Dataset records
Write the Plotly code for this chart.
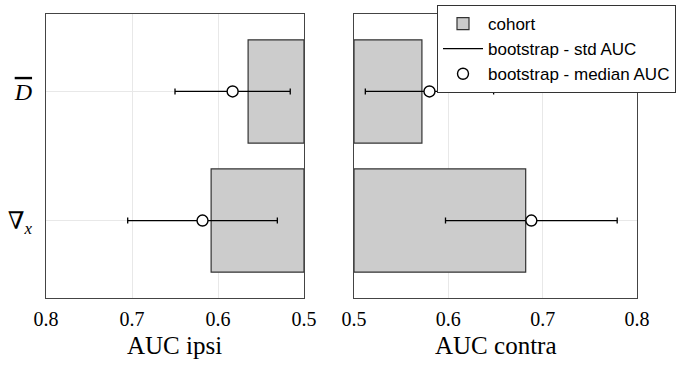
import plotly.graph_objects as go

# ---- data ----
features = ["∇x", "Dbar"]            # bottom -> top
feature_labels = ["∇<sub><i>x</i></sub>",
                  "<span style='font-style:italic;text-decoration:overline'>D</span>"]
cat_pos = [1, 2]

cohort_ipsi = [0.608, 0.565]
median_ipsi = [0.618, 0.583]
std_ipsi = [0.087, 0.067]

cohort_contra = [0.682, 0.572]
median_contra = [0.688, 0.580]
std_contra = [0.091, 0.068]

x_ticks = [0.5, 0.6, 0.7, 0.8]
x_titles = ["AUC ipsi", "AUC contra"]
base_val = 0.5

BAR_FILL = "#cccccc"
EDGE = "#333333"
GRID = "#e8e8e8"
SERIF = "Liberation Serif, DejaVu Serif, serif"
SANS = "Liberation Sans, Arial, sans-serif"

fig = go.Figure()

for i, (cohort, med, sd, xa, ya) in enumerate([
    (cohort_ipsi, median_ipsi, std_ipsi, "x", "y"),
    (cohort_contra, median_contra, std_contra, "x2", "y2"),
]):
    fig.add_trace(go.Bar(
        y=cat_pos, x=[c - base_val for c in cohort], base=base_val,
        orientation="h", width=0.8,
        marker=dict(color=BAR_FILL, line=dict(color=EDGE, width=1.2)),
        name="cohort", showlegend=(i == 1), legendrank=1,
        xaxis=xa, yaxis=ya,
    ))
    fig.add_trace(go.Scatter(
        y=cat_pos, x=med, mode="markers",
        marker=dict(symbol="circle", size=11, color="white",
                    line=dict(color="black", width=1.4)),
        error_x=dict(type="data", array=sd, visible=True, color="black",
                     thickness=1.3, width=3),
        name="bootstrap - median AUC", showlegend=(i == 1), legendrank=3,
        xaxis=xa, yaxis=ya,
    ))

# legend-only line entry
fig.add_trace(go.Scatter(
    x=[None], y=[None], mode="lines", line=dict(color="black", width=1.3),
    name="bootstrap - std AUC", showlegend=True, legendrank=2,
    xaxis="x2", yaxis="y2",
))

W, H = 684, 366
top_px, bot_px = 14, 298
ydom = [1 - bot_px / H, 1 - top_px / H]

common_x = dict(
    tickvals=x_ticks, ticktext=[f"{v:.1f}" for v in x_ticks],
    showgrid=True, gridcolor=GRID, gridwidth=1,
    zeroline=False, showline=True, linecolor="#444444", linewidth=1.3, mirror=True,
    ticks="", tickfont=dict(family=SERIF, size=20, color="black"),
    ticklabelstandoff=3, automargin=False,
)
common_y = dict(
    range=[0.4, 2.6], domain=ydom,
    tickvals=cat_pos, showgrid=True, gridcolor=GRID, gridwidth=1,
    zeroline=False, showline=True, linecolor="#444444", linewidth=1.3, mirror=True,
    ticks="", automargin=False,
)

fig.update_layout(
    width=W, height=H,
    margin=dict(l=0, r=0, t=0, b=0, autoexpand=False),
    paper_bgcolor="white", plot_bgcolor="white",
    barmode="overlay",
    xaxis=dict(common_x, domain=[46 / W, 304 / W], range=[0.8, 0.5], anchor="y"),
    xaxis2=dict(common_x, domain=[354 / W, 637 / W], range=[0.5, 0.8], anchor="y2"),
    yaxis=dict(common_y, ticktext=feature_labels, anchor="x",
               tickfont=dict(family=SERIF, size=24, color="black"), ticklabelstandoff=8),
    yaxis2=dict(common_y, showticklabels=False, anchor="x2"),
    legend=dict(
        x=437 / W, y=1 - 5 / H, xanchor="left", yanchor="top",
        bgcolor="white", bordercolor="#333333", borderwidth=1,
        font=dict(family=SANS, size=17, color="black"),
        traceorder="normal", itemwidth=40, tracegroupgap=0,
    ),
    showlegend=True,
)

for xref, title in zip(["x domain", "x2 domain"], x_titles):
    fig.add_annotation(
        text=title, xref=xref, x=0.5, yref="paper", y=1 - 331 / H,
        xanchor="center", yanchor="top", showarrow=False,
        font=dict(family=SERIF, size=25, color="black"), borderpad=0,
    )

fig.write_html("out.html")
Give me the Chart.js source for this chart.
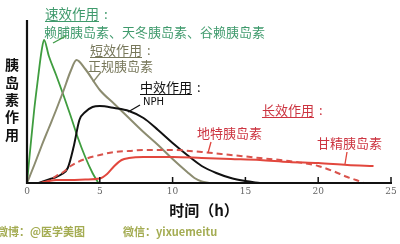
<!DOCTYPE html>
<html>
<head>
<meta charset="utf-8">
<script src="https://cdn.jsdelivr.net/npm/chart.js@4/dist/chart.umd.min.js"></script>
<style>
  html, body { margin: 0; padding: 0; background: #fff; }
  canvas { display: block; }
</style>
</head>
<body>
<canvas id="chart" width="400" height="244"></canvas>
<script>
// time ticks (hours)
const hourTicks = [0, 5, 10, 15, 20, 25];

// rapid-acting (green)
const rapidHours  = [0, 0.25, 0.5, 0.75, 1, 1.17, 1.5, 2, 2.5, 3, 3.5, 4, 4.5, 4.9];
const rapidValues = [0, 38, 74, 104, 132, 143, 127, 108, 88, 67, 45, 26, 10, 0];

// short-acting (regular insulin)
const shortHours  = [0, 0.5, 1, 1.5, 2, 2.5, 3, 3.4, 4, 5, 6, 7, 8, 9, 10, 11, 11.5, 12, 12.5];
const shortValues = [0, 18, 37, 55, 73, 92, 112, 123, 114, 93, 79, 65, 51, 38, 24, 11, 5, 1.5, 0];

// intermediate (NPH)
const nphHours  = [0.8, 1.2, 1.6, 2, 2.4, 2.8, 3.2, 3.6, 4, 4.5, 5, 6, 7, 8, 9, 10, 11, 12, 13, 14, 15, 16];
const nphValues = [0, 2, 4, 6, 9, 15, 36, 63, 71, 76, 77, 75, 72, 65, 53, 40, 28, 17, 10, 5, 2, 0];

// long-acting: detemir (dashed)
const detemirHours  = [1.2, 1.6, 2, 2.5, 3, 3.5, 4, 5, 6, 7, 8, 10, 12, 14, 16, 18, 19, 20, 21, 22, 22.6, 23.1];
const detemirValues = [0, 3, 7, 11, 17, 21, 24, 28, 31, 32, 33, 33, 31, 28, 25, 22, 20, 17, 12, 6, 3, 0];

// long-acting: glargine (solid)
const glargineHours  = [0.9, 1.5, 2, 3, 4, 5, 5.5, 6, 6.5, 7, 8, 10, 12, 14, 16, 18, 20, 22, 23.8];
const glargineValues = [0, 2, 3, 3, 3.5, 4.5, 9, 17, 23, 25, 26, 26, 25, 24, 23, 21, 20, 18, 17];

const pts = (xs, ys) => xs.map((x, i) => ({ x: x, y: ys[i] }));

const CJK = '"Noto Sans CJK SC", "Noto Sans", sans-serif';
const GREEN_TXT = '#3f9a6c', OLIVE_TXT = '#77775a', RED_TXT = '#cc3440';

// axes, ticks and annotations
const decor = {
  id: 'decor',
  afterDatasetsDraw(chart) {
    const { ctx, scales: { x, y }, chartArea } = chart;
    const x0 = x.getPixelForValue(0), y0 = y.getPixelForValue(0);
    const xEnd = x.getPixelForValue(hourTicks[hourTicks.length - 1]);
    ctx.save();
    ctx.strokeStyle = '#111';
    ctx.lineWidth = 2.2;
    ctx.beginPath();
    ctx.moveTo(x0, chartArea.top);
    ctx.lineTo(x0, y0);
    ctx.lineTo(xEnd + 1, y0);
    ctx.stroke();

    ctx.lineWidth = 1.5;
    ctx.font = '9px "DejaVu Serif", serif';
    ctx.fillStyle = '#666';
    ctx.textAlign = 'center';
    ctx.textBaseline = 'middle';
    hourTicks.forEach(t => {
      const px = x.getPixelForValue(t);
      if (t > 0) {
        ctx.beginPath();
        ctx.moveTo(px, y0);
        ctx.lineTo(px, y0 - 6);
        ctx.stroke();
      }
      ctx.fillText(String(t), px, y0 + 9);
    });
    ctx.restore();
  },
  afterDraw(chart) {
    const { ctx } = chart;
    ctx.save();
    ctx.textBaseline = 'middle';
    ctx.textAlign = 'left';

    // y title, vertical
    ctx.font = 'bold 14px ' + CJK;
    ctx.fillStyle = '#111';
    ctx.textAlign = 'center';
    '胰岛素作用'.split('').forEach((c, i) => ctx.fillText(c, 12, 65 + i * 17.3));
    // x title
    ctx.font = 'bold 15px ' + CJK;
    ctx.fillText('时间（h）', 204, 210);
    ctx.textAlign = 'left';

    const label = (txt, px, py, color, size, underline) => {
      ctx.font = size + 'px ' + CJK;
      ctx.fillStyle = color;
      ctx.fillText(txt, px, py);
      if (underline) {
        const w = ctx.measureText(txt).width;
        ctx.strokeStyle = color;
        ctx.lineWidth = 1;
        ctx.beginPath();
        ctx.moveTo(px, py + 7.5);
        ctx.lineTo(px + w, py + 7.5);
        ctx.stroke();
        ctx.fillText(':', px + w + 5, py);
      }
    };
    const leader = (ax, ay, bx, by, color) => {
      ctx.strokeStyle = color;
      ctx.lineWidth = 1.3;
      ctx.beginPath();
      ctx.moveTo(ax, ay);
      ctx.lineTo(bx, by);
      ctx.stroke();
    };

    label('速效作用', 45, 14, GREEN_TXT, 13.5, true);
    label('赖脯胰岛素、天冬胰岛素、谷赖胰岛素', 44, 32, GREEN_TXT, 13, false);
    leader(53, 43, 66, 36, '#3d9a46');

    label('短效作用', 90, 50, OLIVE_TXT, 13, true);
    label('正规胰岛素', 88, 66, OLIVE_TXT, 13, false);
    leader(93, 82, 101, 72, '#8a8a6c');

    label('中效作用', 140, 87, '#111', 13, true);
    ctx.font = '10px "DejaVu Sans", sans-serif';
    ctx.fillStyle = '#111';
    ctx.fillText('NPH', 143, 102);
    leader(128, 112, 140, 105, '#111');

    label('长效作用', 262, 110, RED_TXT, 13, true);
    label('地特胰岛素', 197, 133, RED_TXT, 13, false);
    leader(208, 153, 211, 142, '#e0443c');
    label('甘精胰岛素', 317, 143, RED_TXT, 13, false);
    leader(345, 164, 347, 152, '#e0443c');

    // watermark
    ctx.font = 'bold 11px ' + CJK;
    ctx.fillStyle = '#a4ac52';
    ctx.fillText('微博：@医学美图', -3, 232);
    ctx.fillText('微信：yixuemeitu', 123, 232);
    ctx.restore();
  }
};

const line = (data, color, extra) => Object.assign({
  data: data,
  borderColor: color,
  borderWidth: 2,
  pointRadius: 0,
  fill: false,
  cubicInterpolationMode: 'monotone',
  clip: 6
}, extra || {});

new Chart(document.getElementById('chart'), {
  type: 'line',
  data: {
    datasets: [
      line(pts(glargineHours, glargineValues), '#e2473d'),
      line(pts(detemirHours, detemirValues), '#d9534c', { borderDash: [6, 4] }),
      line(pts(nphHours, nphValues), '#111'),
      line(pts(shortHours, shortValues), '#8c8c70'),
      line(pts(rapidHours, rapidValues), '#3f9d3f', { borderWidth: 1.8 })
    ]
  },
  options: {
    responsive: false,
    animation: false,
    layout: { padding: { left: 27, right: 9, top: 20, bottom: 61 } },
    scales: {
      x: { type: 'linear', min: 0, max: 25, display: false },
      y: { min: 0, max: 163, display: false }
    },
    plugins: { legend: { display: false }, tooltip: { enabled: false } }
  },
  plugins: [decor]
});
</script>
</body>
</html>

Written exercise
Make an exact copy of the lines from the one with "Give me the Chart.js source for this chart." through the one with "10, 5, 2, 0];", both ends in, and nothing else. Drop every picture.

Output for this task
Give me the Chart.js source for this chart.
<!DOCTYPE html>
<html>
<head>
<meta charset="utf-8">
<script src="https://cdn.jsdelivr.net/npm/chart.js@4/dist/chart.umd.min.js"></script>
<style>
  html, body { margin: 0; padding: 0; background: #fff; }
  canvas { display: block; }
</style>
</head>
<body>
<canvas id="chart" width="400" height="244"></canvas>
<script>
// time ticks (hours)
const hourTicks = [0, 5, 10, 15, 20, 25];

// rapid-acting (green)
const rapidHours  = [0, 0.25, 0.5, 0.75, 1, 1.17, 1.5, 2, 2.5, 3, 3.5, 4, 4.5, 4.9];
const rapidValues = [0, 38, 74, 104, 132, 143, 127, 108, 88, 67, 45, 26, 10, 0];

// short-acting (regular insulin)
const shortHours  = [0, 0.5, 1, 1.5, 2, 2.5, 3, 3.4, 4, 5, 6, 7, 8, 9, 10, 11, 11.5, 12, 12.5];
const shortValues = [0, 18, 37, 55, 73, 92, 112, 123, 114, 93, 79, 65, 51, 38, 24, 11, 5, 1.5, 0];

// intermediate (NPH)
const nphHours  = [0.8, 1.2, 1.6, 2, 2.4, 2.8, 3.2, 3.6, 4, 4.5, 5, 6, 7, 8, 9, 10, 11, 12, 13, 14, 15, 16];
const nphValues = [0, 2, 4, 6, 9, 15, 36, 63, 71, 76, 77, 75, 72, 65, 53, 40, 28, 17, 10, 5, 2, 0];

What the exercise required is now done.